Today is my birthday and for some reason i seem to have a pattern of death every birthday since i was 4. And to some it may not be as devastating but for me this is my baby. I raised him at 2 days old bottle fed him and yesterday found him on the side of the road. And because he is my baby i picked him up built him a coffin painted it and laid him with Hunters baby blanket that he loved. And laid my baby to rest. I miss him so much. I loved my lil Olaf. And im sorry to share the saddness but im so hurt and my husband doesnt understand why it hurts so much. He was tought life goes on in which it does but i have been taught that its ok to cry and thats what i plan on doing:/ RIP sweet baby.

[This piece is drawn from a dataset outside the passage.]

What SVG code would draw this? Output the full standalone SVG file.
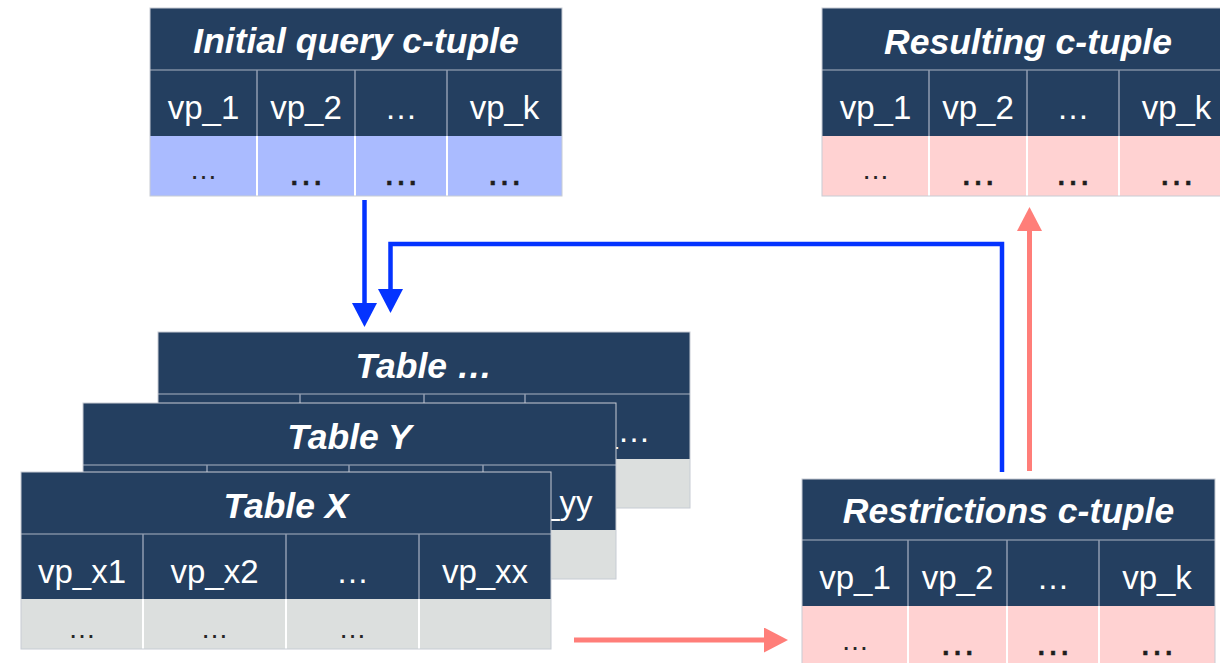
<svg xmlns="http://www.w3.org/2000/svg" width="1220" height="663" viewBox="0 0 1220 663">
  <defs>
    <style>
      .hd { fill: #243F60; }
      .frame { fill: none; stroke: #c7ccd4; stroke-width: 1; }
      .hsep { stroke: #a9b3c1; stroke-width: 1.2; }
      .vsep { stroke: #8f9db0; stroke-width: 1.5; }
      .dsep { stroke: #ffffff; stroke-width: 2; }
      .blue { fill: #AABBFF; }
      .pink { fill: #FFD2D2; }
      .gray { fill: #DCDFDE; }
      .ttl { font-family: "Liberation Sans", Arial, sans-serif; font-style: italic; font-weight: bold; font-size: 35.5px; fill: #ffffff; text-anchor: middle; }
      .cell { font-family: "Liberation Sans", Arial, sans-serif; font-size: 33px; fill: #ffffff; text-anchor: middle; }
      .ds { font-family: "Liberation Sans", Arial, sans-serif; font-size: 28px; fill: #262626; text-anchor: middle; }
      .dl { font-family: "Liberation Sans", Arial, sans-serif; font-size: 37px; fill: #1e1e1e; text-anchor: middle; stroke: #1e1e1e; stroke-width: 0.6; }
      .link-blue { fill: none; stroke: #0433FF; stroke-width: 4.5; }
      .link-red { fill: none; stroke: #FF7E79; stroke-width: 5; }
    </style>
    <marker id="head-blue" viewBox="0 0 24 25" refX="0" refY="12.5" markerWidth="24" markerHeight="25" markerUnits="userSpaceOnUse" orient="auto">
      <path d="M0,0 L24,12.5 L0,25 Z" fill="#0433FF"/>
    </marker>
    <marker id="head-red" viewBox="0 0 24 25" refX="0" refY="12.5" markerWidth="24" markerHeight="25" markerUnits="userSpaceOnUse" orient="auto">
      <path d="M0,0 L24,12.5 L0,25 Z" fill="#FF7E79"/>
    </marker>
  </defs>

  <rect width="1220" height="663" fill="#ffffff"/>

  <!-- back table of the stack -->
  <g id="table-etc">
    <rect class="hd" x="158" y="332" width="532" height="127"/>
    <rect class="gray" x="158" y="459" width="532" height="49"/>
    <line class="hsep" x1="158" y1="394" x2="690" y2="394"/>
    <line class="vsep" x1="300" y1="394" x2="300" y2="459"/>
    <line class="vsep" x1="424" y1="394" x2="424" y2="459"/>
    <line class="vsep" x1="525" y1="394" x2="525" y2="459"/>
    <rect class="frame" x="158" y="332" width="532" height="176"/>
    <text class="ttl" x="424" y="378">Table …</text>
    <text class="cell" x="607.5" y="442">vp_…</text>
  </g>

  <!-- middle table of the stack -->
  <g id="table-y">
    <rect class="hd" x="83" y="403" width="533" height="127"/>
    <rect class="gray" x="83" y="530" width="533" height="49"/>
    <line class="hsep" x1="83" y1="465" x2="616" y2="465"/>
    <line class="vsep" x1="207" y1="465" x2="207" y2="530"/>
    <line class="vsep" x1="349" y1="465" x2="349" y2="530"/>
    <line class="vsep" x1="483" y1="465" x2="483" y2="530"/>
    <rect class="frame" x="83" y="403" width="533" height="176"/>
    <text class="ttl" x="349.5" y="449">Table Y</text>
    <text class="cell" x="549.5" y="513.5">vp_yy</text>
  </g>

  <!-- front table of the stack -->
  <g id="table-x">
    <rect class="hd" x="21" y="472" width="530" height="127"/>
    <rect class="gray" x="21" y="599" width="530" height="50"/>
    <line class="hsep" x1="21" y1="534" x2="551" y2="534"/>
    <line class="vsep" x1="143" y1="534" x2="143" y2="599"/>
    <line class="vsep" x1="286" y1="534" x2="286" y2="599"/>
    <line class="vsep" x1="419" y1="534" x2="419" y2="599"/>
    <line class="dsep" x1="143" y1="599" x2="143" y2="649"/>
    <line class="dsep" x1="286" y1="599" x2="286" y2="649"/>
    <line class="dsep" x1="419" y1="599" x2="419" y2="649"/>
    <rect class="frame" x="21" y="472" width="530" height="177"/>
    <text class="ttl" x="286" y="518">Table X</text>
    <text class="cell" x="82" y="582.5">vp_x1</text>
    <text class="cell" x="214.5" y="582.5">vp_x2</text>
    <text class="cell" x="352.5" y="582.5">…</text>
    <text class="cell" x="485" y="582.5">vp_xx</text>
    <text class="ds" x="82" y="638">…</text>
    <text class="ds" x="214.5" y="638">…</text>
    <text class="ds" x="352.5" y="638">…</text>
  </g>

  <g id="initial-query">
    <rect class="hd" x="150" y="8" width="412" height="128"/>
    <rect class="blue" x="150" y="136" width="412" height="60"/>
    <line class="hsep" x1="150" y1="70" x2="562" y2="70"/>
    <line class="vsep" x1="257" y1="70" x2="257" y2="136"/>
    <line class="vsep" x1="355" y1="70" x2="355" y2="136"/>
    <line class="vsep" x1="447" y1="70" x2="447" y2="136"/>
    <line class="dsep" x1="257" y1="136" x2="257" y2="196"/>
    <line class="dsep" x1="355" y1="136" x2="355" y2="196"/>
    <line class="dsep" x1="447" y1="136" x2="447" y2="196"/>
    <rect class="frame" x="150" y="8" width="412" height="188"/>
    <text class="ttl" x="356" y="53">Initial query c-tuple</text>
    <text class="cell" x="203.5" y="118.5">vp_1</text>
    <text class="cell" x="306" y="118.5">vp_2</text>
    <text class="cell" x="401" y="118.5">…</text>
    <text class="cell" x="504.5" y="118.5">vp_k</text>
    <text class="ds" x="203.5" y="179">…</text>
    <text class="dl" x="306" y="185">…</text>
    <text class="dl" x="401" y="185">…</text>
    <text class="dl" x="504.5" y="185">…</text>
  </g>

  <g id="resulting">
    <rect class="hd" x="822" y="8" width="412" height="128"/>
    <rect class="pink" x="822" y="136" width="412" height="60"/>
    <line class="hsep" x1="822" y1="70" x2="1234" y2="70"/>
    <line class="vsep" x1="929" y1="70" x2="929" y2="136"/>
    <line class="vsep" x1="1027" y1="70" x2="1027" y2="136"/>
    <line class="vsep" x1="1119" y1="70" x2="1119" y2="136"/>
    <line class="dsep" x1="929" y1="136" x2="929" y2="196"/>
    <line class="dsep" x1="1027" y1="136" x2="1027" y2="196"/>
    <line class="dsep" x1="1119" y1="136" x2="1119" y2="196"/>
    <rect class="frame" x="822" y="8" width="412" height="188"/>
    <text class="ttl" x="1028" y="54">Resulting c-tuple</text>
    <text class="cell" x="875.5" y="118.5">vp_1</text>
    <text class="cell" x="978" y="118.5">vp_2</text>
    <text class="cell" x="1073" y="118.5">…</text>
    <text class="cell" x="1176.5" y="118.5">vp_k</text>
    <text class="ds" x="875.5" y="179">…</text>
    <text class="dl" x="978" y="185">…</text>
    <text class="dl" x="1073" y="185">…</text>
    <text class="dl" x="1176.5" y="185">…</text>
  </g>

  <g id="restrictions">
    <rect class="hd" x="802" y="479" width="413" height="127"/>
    <rect class="pink" x="802" y="606" width="413" height="60"/>
    <line class="hsep" x1="802" y1="540" x2="1215" y2="540"/>
    <line class="vsep" x1="908" y1="540" x2="908" y2="606"/>
    <line class="vsep" x1="1007" y1="540" x2="1007" y2="606"/>
    <line class="vsep" x1="1099" y1="540" x2="1099" y2="606"/>
    <line class="dsep" x1="908" y1="606" x2="908" y2="666"/>
    <line class="dsep" x1="1007" y1="606" x2="1007" y2="666"/>
    <line class="dsep" x1="1099" y1="606" x2="1099" y2="666"/>
    <rect class="frame" x="802" y="479" width="413" height="187"/>
    <text class="ttl" x="1008.5" y="523">Restrictions c-tuple</text>
    <text class="cell" x="855" y="588.5">vp_1</text>
    <text class="cell" x="957.5" y="588.5">vp_2</text>
    <text class="cell" x="1053" y="588.5">…</text>
    <text class="cell" x="1157" y="588.5">vp_k</text>
    <text class="ds" x="855" y="650">…</text>
    <text class="dl" x="957.5" y="655">…</text>
    <text class="dl" x="1053" y="655">…</text>
    <text class="dl" x="1157" y="655">…</text>
  </g>

  <g id="connectors">
    <path class="link-blue" d="M364.5,200 V303" marker-end="url(#head-blue)"/>
    <path class="link-blue" d="M1002,472 V244 H390.5 V289" marker-end="url(#head-blue)"/>
    <path class="link-red" d="M1029.5,471 V231" marker-end="url(#head-red)"/>
    <path class="link-red" d="M574,640 H764" marker-end="url(#head-red)"/>
  </g>
</svg>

Thanks for your support ladies. I had taken him in because when looking at him he had no injury except blisters on his tounge and found out he was poisoned by antifreeze. I just composed a letter to all my neighbors to warn them so they dont have to go through the hurt we feel right now. My husband finally came around last night and was explaining how he doesn't handle hurt well and he rather hide behind humor and apologized for his actions. Im feeling alittle better especially after buring him. Knowing he is now at peace.
Awww I'm so sorry girl. I lost my baby girl Stella (my dog) in October so I know how you feel. It's unexplainable and some people just don't get it. I still have days where I just cry and can't believe it. RIP to your sweet baby ? and happy birthday, I hope it gets better!